Entries with chart source code:
▼▼▼
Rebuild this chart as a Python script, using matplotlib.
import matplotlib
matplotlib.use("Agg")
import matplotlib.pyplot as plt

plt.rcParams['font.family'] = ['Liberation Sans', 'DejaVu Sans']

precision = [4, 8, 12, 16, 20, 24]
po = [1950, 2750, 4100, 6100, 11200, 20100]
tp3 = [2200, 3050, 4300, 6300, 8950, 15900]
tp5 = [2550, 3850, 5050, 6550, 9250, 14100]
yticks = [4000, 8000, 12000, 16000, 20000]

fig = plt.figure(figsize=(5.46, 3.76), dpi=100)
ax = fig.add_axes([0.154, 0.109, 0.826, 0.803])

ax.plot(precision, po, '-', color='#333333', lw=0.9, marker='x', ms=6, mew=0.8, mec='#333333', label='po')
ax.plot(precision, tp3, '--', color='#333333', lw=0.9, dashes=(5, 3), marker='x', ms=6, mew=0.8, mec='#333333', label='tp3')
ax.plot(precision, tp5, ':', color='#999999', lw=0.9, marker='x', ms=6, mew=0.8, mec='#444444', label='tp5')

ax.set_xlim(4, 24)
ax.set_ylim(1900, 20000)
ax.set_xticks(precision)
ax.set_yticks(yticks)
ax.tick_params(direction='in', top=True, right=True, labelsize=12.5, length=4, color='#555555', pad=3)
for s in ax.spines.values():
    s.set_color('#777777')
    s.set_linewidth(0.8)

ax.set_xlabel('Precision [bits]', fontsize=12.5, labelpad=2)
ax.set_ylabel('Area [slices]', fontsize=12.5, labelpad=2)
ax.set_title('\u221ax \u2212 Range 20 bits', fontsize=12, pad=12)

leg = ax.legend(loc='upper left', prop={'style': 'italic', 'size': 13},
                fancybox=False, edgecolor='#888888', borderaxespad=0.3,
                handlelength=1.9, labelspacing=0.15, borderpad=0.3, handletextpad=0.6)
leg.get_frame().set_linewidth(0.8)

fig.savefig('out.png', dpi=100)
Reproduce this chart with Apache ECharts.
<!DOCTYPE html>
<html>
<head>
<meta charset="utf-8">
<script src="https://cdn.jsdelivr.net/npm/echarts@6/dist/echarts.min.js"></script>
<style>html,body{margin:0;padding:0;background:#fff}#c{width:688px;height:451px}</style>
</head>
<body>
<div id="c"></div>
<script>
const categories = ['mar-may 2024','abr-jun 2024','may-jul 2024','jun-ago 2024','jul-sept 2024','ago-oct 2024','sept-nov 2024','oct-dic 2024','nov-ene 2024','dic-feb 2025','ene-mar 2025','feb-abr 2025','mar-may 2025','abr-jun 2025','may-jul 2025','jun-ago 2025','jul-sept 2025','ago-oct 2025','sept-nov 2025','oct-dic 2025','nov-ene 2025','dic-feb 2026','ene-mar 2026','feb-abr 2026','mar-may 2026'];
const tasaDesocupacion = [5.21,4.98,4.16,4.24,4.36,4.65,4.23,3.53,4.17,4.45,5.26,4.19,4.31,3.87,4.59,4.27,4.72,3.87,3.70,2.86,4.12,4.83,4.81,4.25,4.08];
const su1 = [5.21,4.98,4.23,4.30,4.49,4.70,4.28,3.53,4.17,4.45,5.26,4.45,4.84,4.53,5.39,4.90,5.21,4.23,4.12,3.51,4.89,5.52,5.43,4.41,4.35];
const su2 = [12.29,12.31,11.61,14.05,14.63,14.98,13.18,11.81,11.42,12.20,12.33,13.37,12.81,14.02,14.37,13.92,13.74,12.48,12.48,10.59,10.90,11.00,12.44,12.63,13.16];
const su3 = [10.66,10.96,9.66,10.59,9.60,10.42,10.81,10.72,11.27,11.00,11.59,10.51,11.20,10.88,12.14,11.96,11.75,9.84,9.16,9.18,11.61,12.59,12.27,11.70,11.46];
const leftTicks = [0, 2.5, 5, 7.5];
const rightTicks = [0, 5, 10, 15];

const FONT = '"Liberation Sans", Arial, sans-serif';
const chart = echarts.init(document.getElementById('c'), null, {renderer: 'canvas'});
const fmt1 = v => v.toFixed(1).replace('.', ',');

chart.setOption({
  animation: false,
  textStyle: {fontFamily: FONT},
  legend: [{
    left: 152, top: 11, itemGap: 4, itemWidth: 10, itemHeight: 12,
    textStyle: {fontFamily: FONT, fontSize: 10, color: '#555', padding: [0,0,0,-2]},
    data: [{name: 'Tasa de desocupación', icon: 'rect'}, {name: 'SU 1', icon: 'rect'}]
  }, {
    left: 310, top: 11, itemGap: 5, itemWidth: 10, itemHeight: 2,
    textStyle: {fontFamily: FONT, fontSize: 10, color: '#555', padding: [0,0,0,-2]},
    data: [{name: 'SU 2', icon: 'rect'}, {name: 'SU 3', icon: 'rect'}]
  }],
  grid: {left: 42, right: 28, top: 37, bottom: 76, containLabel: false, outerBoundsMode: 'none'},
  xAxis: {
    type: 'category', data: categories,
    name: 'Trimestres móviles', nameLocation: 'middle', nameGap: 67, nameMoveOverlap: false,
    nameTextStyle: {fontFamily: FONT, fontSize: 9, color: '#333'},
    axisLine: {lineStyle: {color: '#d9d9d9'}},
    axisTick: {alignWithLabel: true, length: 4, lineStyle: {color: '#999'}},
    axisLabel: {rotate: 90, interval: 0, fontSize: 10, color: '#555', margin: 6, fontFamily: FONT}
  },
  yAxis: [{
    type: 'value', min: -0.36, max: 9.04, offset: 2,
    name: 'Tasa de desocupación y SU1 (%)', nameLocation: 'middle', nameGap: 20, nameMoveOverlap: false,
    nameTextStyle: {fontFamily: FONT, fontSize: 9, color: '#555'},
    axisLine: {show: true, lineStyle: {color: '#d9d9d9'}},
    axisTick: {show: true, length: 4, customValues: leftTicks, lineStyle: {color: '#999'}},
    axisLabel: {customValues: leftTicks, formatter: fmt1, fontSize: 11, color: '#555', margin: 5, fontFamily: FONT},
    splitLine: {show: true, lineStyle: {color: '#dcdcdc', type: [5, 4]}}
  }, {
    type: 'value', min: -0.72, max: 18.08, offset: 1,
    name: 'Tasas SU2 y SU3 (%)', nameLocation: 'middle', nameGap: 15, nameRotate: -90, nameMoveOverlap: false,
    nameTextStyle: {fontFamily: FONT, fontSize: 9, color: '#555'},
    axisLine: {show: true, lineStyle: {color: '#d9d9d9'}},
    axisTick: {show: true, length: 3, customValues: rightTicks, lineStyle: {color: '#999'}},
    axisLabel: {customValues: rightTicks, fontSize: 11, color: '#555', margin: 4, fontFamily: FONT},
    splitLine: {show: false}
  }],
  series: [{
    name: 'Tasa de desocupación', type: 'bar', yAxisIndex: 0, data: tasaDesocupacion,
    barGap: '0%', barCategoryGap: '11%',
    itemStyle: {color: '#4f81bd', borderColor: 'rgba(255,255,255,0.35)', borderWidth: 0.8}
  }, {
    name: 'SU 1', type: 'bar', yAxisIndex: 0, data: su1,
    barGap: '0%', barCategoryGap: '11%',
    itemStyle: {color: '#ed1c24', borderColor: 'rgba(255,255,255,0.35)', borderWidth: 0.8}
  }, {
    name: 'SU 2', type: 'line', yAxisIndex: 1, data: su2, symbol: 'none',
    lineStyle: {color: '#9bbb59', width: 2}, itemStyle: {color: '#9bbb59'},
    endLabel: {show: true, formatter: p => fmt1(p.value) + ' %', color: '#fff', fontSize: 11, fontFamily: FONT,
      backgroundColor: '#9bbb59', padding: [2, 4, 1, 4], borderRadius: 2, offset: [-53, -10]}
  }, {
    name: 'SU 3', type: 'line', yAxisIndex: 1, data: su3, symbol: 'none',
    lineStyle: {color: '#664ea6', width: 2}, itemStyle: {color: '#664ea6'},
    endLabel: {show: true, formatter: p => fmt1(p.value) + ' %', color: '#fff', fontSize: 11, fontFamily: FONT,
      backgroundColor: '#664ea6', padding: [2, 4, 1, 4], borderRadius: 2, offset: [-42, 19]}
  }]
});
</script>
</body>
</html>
▲▲▲
▼▼▼
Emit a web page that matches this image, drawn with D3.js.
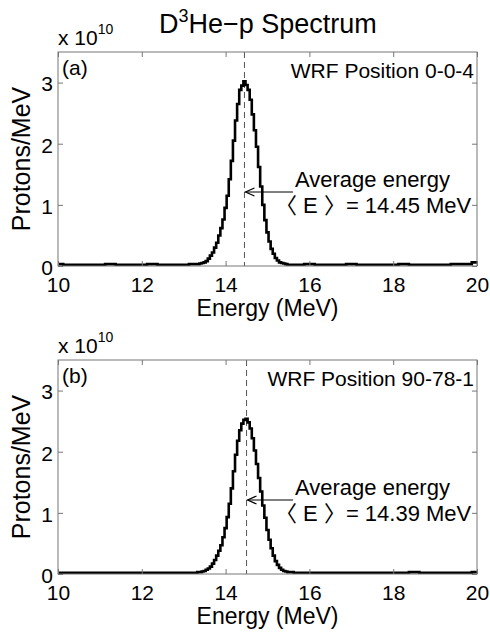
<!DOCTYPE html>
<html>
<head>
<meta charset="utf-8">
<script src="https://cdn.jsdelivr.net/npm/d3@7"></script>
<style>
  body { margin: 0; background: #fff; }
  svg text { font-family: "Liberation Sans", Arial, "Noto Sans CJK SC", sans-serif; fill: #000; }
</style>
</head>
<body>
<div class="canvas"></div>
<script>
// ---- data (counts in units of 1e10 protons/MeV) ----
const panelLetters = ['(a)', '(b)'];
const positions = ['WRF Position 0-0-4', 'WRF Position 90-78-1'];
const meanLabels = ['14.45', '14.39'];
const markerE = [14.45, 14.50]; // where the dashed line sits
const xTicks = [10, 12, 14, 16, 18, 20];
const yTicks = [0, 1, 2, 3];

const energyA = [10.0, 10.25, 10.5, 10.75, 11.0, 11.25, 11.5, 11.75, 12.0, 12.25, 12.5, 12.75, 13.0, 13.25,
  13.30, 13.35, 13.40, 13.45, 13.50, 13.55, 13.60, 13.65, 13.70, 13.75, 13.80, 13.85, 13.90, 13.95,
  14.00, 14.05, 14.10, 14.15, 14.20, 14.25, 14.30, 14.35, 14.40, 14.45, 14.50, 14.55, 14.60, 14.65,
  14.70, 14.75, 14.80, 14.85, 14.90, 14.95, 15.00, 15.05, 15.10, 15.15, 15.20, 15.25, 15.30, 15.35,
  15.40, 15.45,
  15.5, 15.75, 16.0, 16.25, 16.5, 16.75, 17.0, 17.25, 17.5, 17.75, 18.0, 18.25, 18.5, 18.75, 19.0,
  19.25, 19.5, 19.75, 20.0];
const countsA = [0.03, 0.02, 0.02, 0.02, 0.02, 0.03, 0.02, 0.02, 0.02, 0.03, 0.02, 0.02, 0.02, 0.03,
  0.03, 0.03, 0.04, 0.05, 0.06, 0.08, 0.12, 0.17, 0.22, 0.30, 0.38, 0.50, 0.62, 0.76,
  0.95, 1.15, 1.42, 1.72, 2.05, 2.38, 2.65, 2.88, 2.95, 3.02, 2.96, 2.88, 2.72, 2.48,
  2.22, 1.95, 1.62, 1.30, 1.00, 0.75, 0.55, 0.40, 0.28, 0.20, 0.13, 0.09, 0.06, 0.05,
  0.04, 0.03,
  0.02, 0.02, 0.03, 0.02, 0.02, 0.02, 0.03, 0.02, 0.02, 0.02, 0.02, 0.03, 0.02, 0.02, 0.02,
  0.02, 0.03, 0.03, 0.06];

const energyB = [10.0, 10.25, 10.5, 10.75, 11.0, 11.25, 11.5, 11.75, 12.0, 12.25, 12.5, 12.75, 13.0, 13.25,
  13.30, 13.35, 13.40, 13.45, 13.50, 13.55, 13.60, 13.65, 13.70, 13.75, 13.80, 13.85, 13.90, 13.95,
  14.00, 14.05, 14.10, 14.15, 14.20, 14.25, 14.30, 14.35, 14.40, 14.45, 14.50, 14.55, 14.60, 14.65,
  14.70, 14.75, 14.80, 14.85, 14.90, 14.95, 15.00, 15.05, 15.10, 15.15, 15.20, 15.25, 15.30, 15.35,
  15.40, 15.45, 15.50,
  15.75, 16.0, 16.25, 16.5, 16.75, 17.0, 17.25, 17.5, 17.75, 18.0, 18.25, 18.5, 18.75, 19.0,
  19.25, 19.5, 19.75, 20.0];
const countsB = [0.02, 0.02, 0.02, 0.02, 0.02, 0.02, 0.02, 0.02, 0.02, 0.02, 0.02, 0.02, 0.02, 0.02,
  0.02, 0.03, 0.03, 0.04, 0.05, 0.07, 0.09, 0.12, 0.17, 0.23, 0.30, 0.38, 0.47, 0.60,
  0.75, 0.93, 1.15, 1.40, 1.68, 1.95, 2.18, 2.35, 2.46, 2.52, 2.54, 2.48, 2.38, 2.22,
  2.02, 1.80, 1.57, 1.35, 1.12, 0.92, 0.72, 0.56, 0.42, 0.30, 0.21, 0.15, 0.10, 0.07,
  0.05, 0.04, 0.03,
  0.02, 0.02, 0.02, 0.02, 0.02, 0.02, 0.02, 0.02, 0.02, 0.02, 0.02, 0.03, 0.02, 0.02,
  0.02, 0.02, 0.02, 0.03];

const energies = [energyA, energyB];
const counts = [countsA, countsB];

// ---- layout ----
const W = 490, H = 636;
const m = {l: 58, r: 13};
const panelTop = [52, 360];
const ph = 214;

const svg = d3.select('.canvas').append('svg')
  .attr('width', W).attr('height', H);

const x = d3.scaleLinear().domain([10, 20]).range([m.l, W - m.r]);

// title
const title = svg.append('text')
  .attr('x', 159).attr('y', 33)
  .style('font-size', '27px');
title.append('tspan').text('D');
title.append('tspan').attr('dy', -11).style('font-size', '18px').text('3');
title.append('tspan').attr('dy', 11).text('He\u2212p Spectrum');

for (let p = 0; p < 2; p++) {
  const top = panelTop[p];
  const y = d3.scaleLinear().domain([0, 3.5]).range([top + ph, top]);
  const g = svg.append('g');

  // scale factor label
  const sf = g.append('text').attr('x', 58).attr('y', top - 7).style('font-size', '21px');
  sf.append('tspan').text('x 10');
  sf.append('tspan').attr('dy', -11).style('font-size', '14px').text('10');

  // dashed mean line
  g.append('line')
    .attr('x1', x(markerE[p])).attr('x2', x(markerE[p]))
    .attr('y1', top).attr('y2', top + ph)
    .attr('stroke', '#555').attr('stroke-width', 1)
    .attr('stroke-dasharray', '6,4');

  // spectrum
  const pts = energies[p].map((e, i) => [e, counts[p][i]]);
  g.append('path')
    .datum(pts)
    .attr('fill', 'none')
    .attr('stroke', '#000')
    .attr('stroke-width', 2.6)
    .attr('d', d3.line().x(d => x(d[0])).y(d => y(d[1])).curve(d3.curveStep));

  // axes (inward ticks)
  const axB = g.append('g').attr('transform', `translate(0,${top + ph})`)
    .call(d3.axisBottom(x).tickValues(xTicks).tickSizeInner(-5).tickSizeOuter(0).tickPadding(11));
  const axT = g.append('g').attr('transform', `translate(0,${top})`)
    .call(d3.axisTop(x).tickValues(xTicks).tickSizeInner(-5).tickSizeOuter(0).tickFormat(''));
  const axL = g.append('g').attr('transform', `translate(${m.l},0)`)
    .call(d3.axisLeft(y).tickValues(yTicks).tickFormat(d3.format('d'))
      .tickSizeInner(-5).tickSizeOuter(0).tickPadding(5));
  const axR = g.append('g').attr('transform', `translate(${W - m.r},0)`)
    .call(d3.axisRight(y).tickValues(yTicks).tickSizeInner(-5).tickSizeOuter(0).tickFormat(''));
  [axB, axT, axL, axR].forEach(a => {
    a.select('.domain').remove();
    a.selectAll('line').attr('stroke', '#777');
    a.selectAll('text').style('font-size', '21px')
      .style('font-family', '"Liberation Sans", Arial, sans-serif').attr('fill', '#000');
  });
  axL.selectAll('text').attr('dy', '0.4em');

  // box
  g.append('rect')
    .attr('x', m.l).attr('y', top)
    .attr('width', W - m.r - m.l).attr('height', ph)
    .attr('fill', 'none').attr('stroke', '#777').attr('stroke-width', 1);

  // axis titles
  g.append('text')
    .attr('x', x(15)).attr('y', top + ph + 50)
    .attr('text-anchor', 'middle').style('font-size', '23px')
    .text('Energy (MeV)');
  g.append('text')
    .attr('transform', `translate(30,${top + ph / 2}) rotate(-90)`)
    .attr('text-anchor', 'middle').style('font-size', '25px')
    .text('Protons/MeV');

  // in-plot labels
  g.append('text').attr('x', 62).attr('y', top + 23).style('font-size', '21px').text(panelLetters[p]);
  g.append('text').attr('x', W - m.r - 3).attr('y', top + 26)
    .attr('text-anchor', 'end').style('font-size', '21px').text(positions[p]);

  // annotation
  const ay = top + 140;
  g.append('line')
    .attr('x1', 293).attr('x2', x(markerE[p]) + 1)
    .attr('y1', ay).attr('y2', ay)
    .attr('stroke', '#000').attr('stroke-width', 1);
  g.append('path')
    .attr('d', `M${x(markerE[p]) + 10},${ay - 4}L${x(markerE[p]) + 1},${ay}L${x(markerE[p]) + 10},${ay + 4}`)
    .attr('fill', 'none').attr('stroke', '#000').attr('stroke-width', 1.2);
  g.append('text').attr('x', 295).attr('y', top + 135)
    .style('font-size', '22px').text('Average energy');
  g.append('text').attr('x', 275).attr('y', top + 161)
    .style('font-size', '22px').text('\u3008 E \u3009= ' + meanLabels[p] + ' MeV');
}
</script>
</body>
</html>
▲▲▲
> Written instruction
Give back, word for word, each line from the one containing "Reproduce this chart with Apache ECharts." down to the one containing "const fmt1 = v", including those two lines.

> Solution below
Reproduce this chart with Apache ECharts.
<!DOCTYPE html>
<html>
<head>
<meta charset="utf-8">
<script src="https://cdn.jsdelivr.net/npm/echarts@6/dist/echarts.min.js"></script>
<style>html,body{margin:0;padding:0;background:#fff}#c{width:688px;height:451px}</style>
</head>
<body>
<div id="c"></div>
<script>
const categories = ['mar-may 2024','abr-jun 2024','may-jul 2024','jun-ago 2024','jul-sept 2024','ago-oct 2024','sept-nov 2024','oct-dic 2024','nov-ene 2024','dic-feb 2025','ene-mar 2025','feb-abr 2025','mar-may 2025','abr-jun 2025','may-jul 2025','jun-ago 2025','jul-sept 2025','ago-oct 2025','sept-nov 2025','oct-dic 2025','nov-ene 2025','dic-feb 2026','ene-mar 2026','feb-abr 2026','mar-may 2026'];
const tasaDesocupacion = [5.21,4.98,4.16,4.24,4.36,4.65,4.23,3.53,4.17,4.45,5.26,4.19,4.31,3.87,4.59,4.27,4.72,3.87,3.70,2.86,4.12,4.83,4.81,4.25,4.08];
const su1 = [5.21,4.98,4.23,4.30,4.49,4.70,4.28,3.53,4.17,4.45,5.26,4.45,4.84,4.53,5.39,4.90,5.21,4.23,4.12,3.51,4.89,5.52,5.43,4.41,4.35];
const su2 = [12.29,12.31,11.61,14.05,14.63,14.98,13.18,11.81,11.42,12.20,12.33,13.37,12.81,14.02,14.37,13.92,13.74,12.48,12.48,10.59,10.90,11.00,12.44,12.63,13.16];
const su3 = [10.66,10.96,9.66,10.59,9.60,10.42,10.81,10.72,11.27,11.00,11.59,10.51,11.20,10.88,12.14,11.96,11.75,9.84,9.16,9.18,11.61,12.59,12.27,11.70,11.46];
const leftTicks = [0, 2.5, 5, 7.5];
const rightTicks = [0, 5, 10, 15];

const FONT = '"Liberation Sans", Arial, sans-serif';
const chart = echarts.init(document.getElementById('c'), null, {renderer: 'canvas'});
const fmt1 = v => v.toFixed(1).replace('.', ',');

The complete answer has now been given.